C’est entrer dans le cœur de l’autre pour comprendre sa mentalité, sa culture, ses traditions et en quelque sorte les faire nôtres. C’est aussi bien comprendre ce dont il a besoin et savoir reconnaître les valeurs que Dieu a semées dans le cœur de tout être humain. En un mot, c’est vivre pour celui qui est à nos côtés.
Avoir du cœur, (être miséricordieux) c’est accueillir l’autre tel qu’il est et non comme nous aimerions qu’il soit, sans vouloir qu’il change de caractère, ni qu’il partage nos idées politiques ou nos convictions religieuses. Sans chercher à lui enlever tels défauts ou telles manières de faire qui nous heurtent. Non, il nous faut dilater notre cœur et le rendre capable d’accueillir chacun dans sa diversité, ses limites et ses misères.
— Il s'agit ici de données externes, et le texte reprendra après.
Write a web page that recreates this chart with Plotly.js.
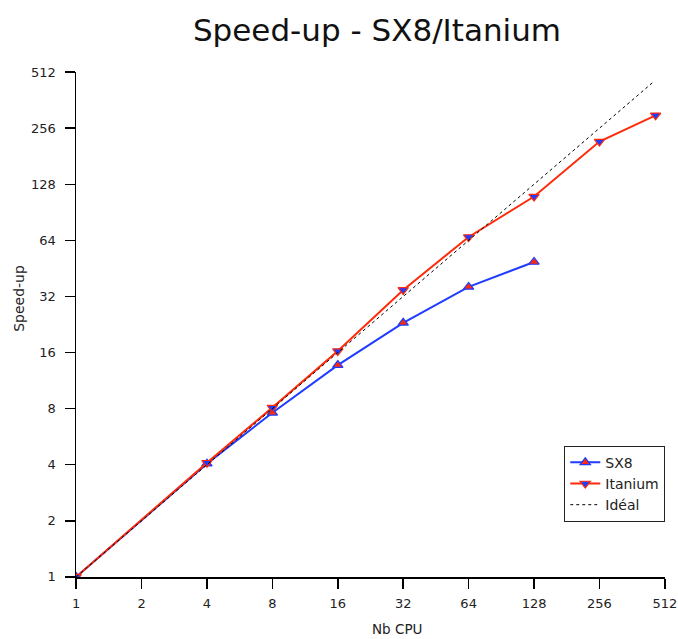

Pardonner, c’est voir l’autre avec un regard toujours neuf. Même là où l’ambiance est bonne et sereine, en famille, à l’école, au travail, il ne manque jamais de moments de désaccords, d’affrontements. Cela peut aller jusqu’à ne plus se parler, éviter de se rencontrer, voire même à laisser grandir en nous des sentiments de haine envers ceux qui ne partagent pas nos idées. Il faut un dur effort, un effort exigeant, pour regarder chaque jour nos frères et nos sœurs comme s’ils étaient nouveaux, complètement nouveaux, sans nous souvenir des offenses reçues, en couvrant tout avec amour et par une amnistie complète, à l’image de Dieu qui pardonne et oublie.
La paix véritable et l’unité s’obtiennent quand bonté, miséricorde et pardon sont vécus, non seulement individuellement, mais ensemble, dans la réciprocité.
Pensons au feu dans la cheminée : il faut de temps en temps remuer la braise pour que les cendres ne l’étouffent pas. Il en est de même pour nous. Raviver de temps en temps sérieusement notre amour réciproque protège nos relations de la cendre de l’indifférence, de l’apathie et de l’égoïsme.
« Soyez bons les uns pour les autres, ayez du cœur ; pardonnez-vous mutuellement, comme Dieu vous a pardonné en Christ »
Cette attitude intérieure demande à être traduite en faits, en actes concrets.
Jésus lui-même a montré ce qu’est l’amour quand il a guéri les malades, nourri les foules, ressuscité les morts, lavé les pieds des disciples. Des faits, des actes : voilà ce qu’est l’amour.
Je me souviens de l’histoire d’une mère de famille africaine dont la fille, Rosangela, avait perdu un œil, victime de l’agression d’un petit garçon qui l’avait blessée avec une canne et continuait à l’importuner. Les parents du garçon ne s’étaient même pas excusés. Ce silence, ce manque de rapports avec cette famille la peinaient. Rosangela, qui avait pardonné, consolait sa mère : « J’ai de la chance, disait-elle, je peux voir de l’autre œil ! »
« Un matin, raconte la maman de Rosangela, quelqu’un vient me chercher de la part de la mère de ce petit garçon qui ne se sent pas bien. Ma première réaction est indignée : “Après ce que son fils nous a fait, c’est justement moi qu’elle envoie chercher, alors qu’elle a des tas d’autres voisins !” Mais bien vite il me revient à l’esprit que l’amour n’a pas de bornes. J’accours chez elle. Elle m’ouvre la porte et s’évanouit dans mes bras. Je l’accompagne à l’hôpital et je reste auprès d’elle jusqu’à ce qu’elle soit prise en charge par les médecins. Une semaine plus tard, à sa sortie d’hôpital, elle vient chez moi me remercier. Je l’accueille de tout mon cœur. J’ai réussi à lui pardonner. Désormais, un beau rapport s’est établi entre nous sur des bases toutes nouvelles ».
Nous pouvons, nous aussi, remplir notre journée de services concrets, humbles et ingénieux, expression de notre amour. Nous verrons grandir autour de nous la fraternité et la paix.